> _YOUR INSTRUCTIONS_:
Select and copy out every line in the records containing "with".
· · · · · · ·
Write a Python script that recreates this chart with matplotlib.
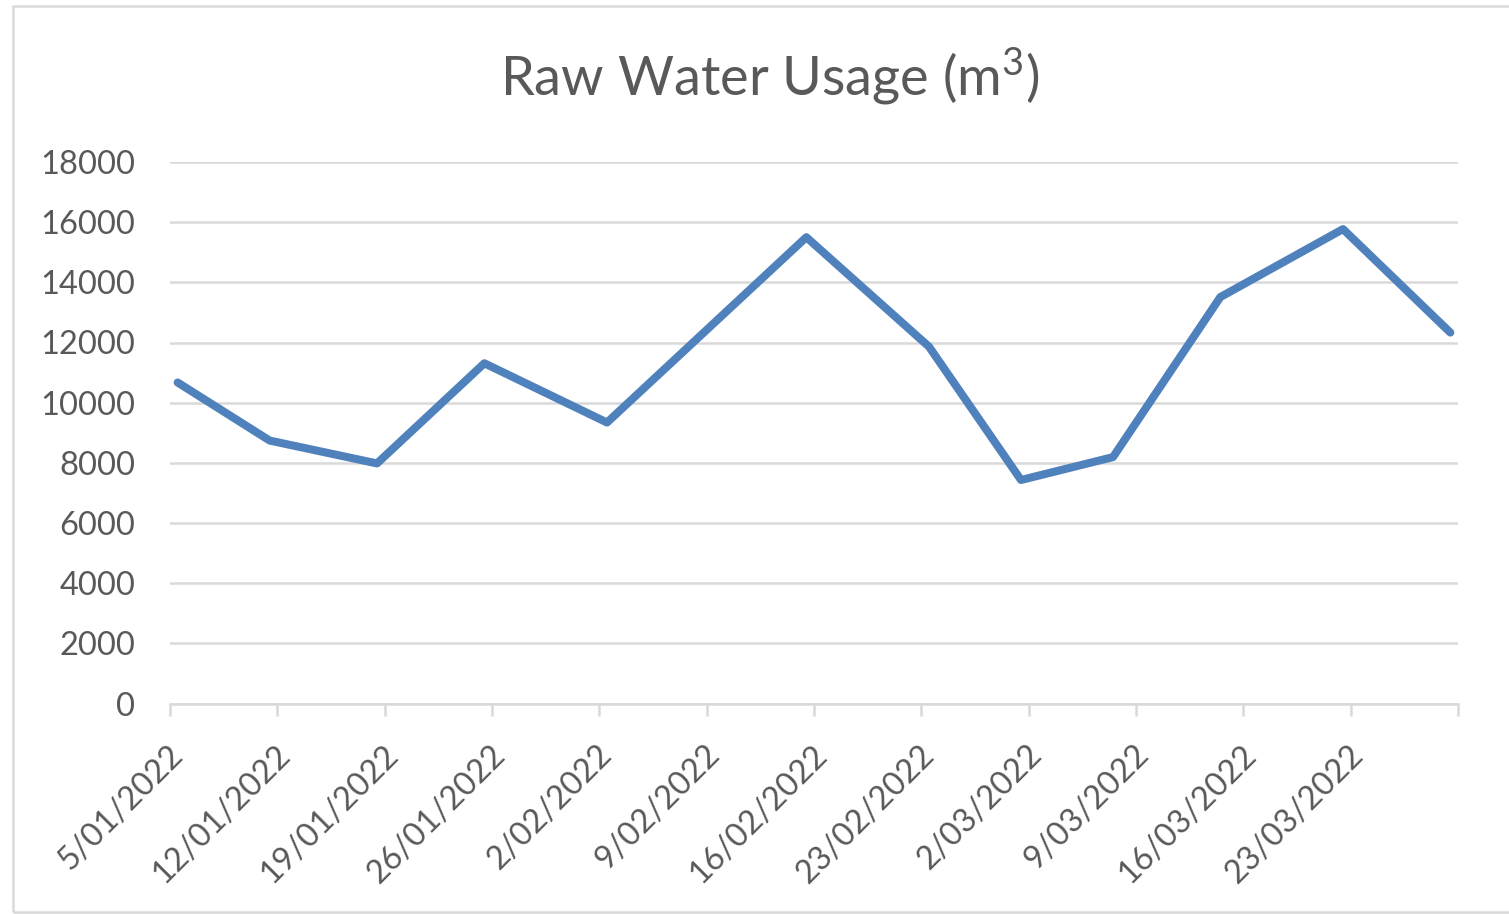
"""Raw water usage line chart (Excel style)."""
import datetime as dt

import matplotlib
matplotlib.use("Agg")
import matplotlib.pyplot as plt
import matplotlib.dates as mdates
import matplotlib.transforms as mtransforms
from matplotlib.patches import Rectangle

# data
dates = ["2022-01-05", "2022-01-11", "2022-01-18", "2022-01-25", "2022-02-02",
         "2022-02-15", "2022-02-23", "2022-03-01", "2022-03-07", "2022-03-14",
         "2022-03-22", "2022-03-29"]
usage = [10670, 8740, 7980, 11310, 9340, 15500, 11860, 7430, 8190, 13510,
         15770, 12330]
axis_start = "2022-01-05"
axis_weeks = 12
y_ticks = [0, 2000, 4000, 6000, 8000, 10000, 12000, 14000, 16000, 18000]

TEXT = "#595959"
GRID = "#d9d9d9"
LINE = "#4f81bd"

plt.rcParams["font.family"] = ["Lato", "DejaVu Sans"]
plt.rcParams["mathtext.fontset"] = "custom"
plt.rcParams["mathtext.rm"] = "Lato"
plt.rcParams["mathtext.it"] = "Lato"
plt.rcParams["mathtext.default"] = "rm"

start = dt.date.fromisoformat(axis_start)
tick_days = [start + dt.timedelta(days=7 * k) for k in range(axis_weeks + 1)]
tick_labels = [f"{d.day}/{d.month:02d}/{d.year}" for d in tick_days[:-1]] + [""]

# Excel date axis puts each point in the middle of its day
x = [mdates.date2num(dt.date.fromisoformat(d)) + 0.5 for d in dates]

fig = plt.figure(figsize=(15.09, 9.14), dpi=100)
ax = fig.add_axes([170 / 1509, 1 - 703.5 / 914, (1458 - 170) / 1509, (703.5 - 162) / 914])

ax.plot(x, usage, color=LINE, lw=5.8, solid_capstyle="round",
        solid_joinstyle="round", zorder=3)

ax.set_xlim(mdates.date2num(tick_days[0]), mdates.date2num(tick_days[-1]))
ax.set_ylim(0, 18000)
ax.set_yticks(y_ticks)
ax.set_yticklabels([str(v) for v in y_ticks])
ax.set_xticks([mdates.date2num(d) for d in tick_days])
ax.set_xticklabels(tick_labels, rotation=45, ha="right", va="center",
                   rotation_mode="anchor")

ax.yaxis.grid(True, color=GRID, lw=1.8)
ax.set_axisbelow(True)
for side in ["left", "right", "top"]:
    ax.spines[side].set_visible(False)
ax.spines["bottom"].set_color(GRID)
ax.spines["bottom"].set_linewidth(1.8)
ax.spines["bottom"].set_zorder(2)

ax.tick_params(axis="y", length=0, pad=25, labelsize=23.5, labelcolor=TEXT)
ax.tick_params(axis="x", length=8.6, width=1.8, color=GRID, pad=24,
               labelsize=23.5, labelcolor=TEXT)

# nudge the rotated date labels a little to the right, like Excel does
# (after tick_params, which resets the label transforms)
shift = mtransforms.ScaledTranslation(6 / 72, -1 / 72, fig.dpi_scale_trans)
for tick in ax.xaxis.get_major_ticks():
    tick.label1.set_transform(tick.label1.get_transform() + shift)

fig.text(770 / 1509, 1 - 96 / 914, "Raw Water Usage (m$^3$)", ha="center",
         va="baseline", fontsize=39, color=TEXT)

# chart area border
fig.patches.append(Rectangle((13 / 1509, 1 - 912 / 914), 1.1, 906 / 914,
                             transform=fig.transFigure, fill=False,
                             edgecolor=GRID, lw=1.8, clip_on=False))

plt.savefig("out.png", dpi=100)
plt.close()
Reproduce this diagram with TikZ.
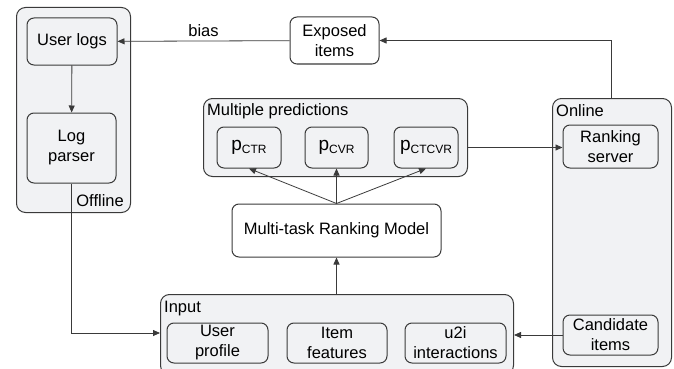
· · · · · · ·
> _OUTPUT OF THE EXERCISE_:
Write a Python script that recreates this chart with matplotlib.
Reproduce this diagram with TikZ.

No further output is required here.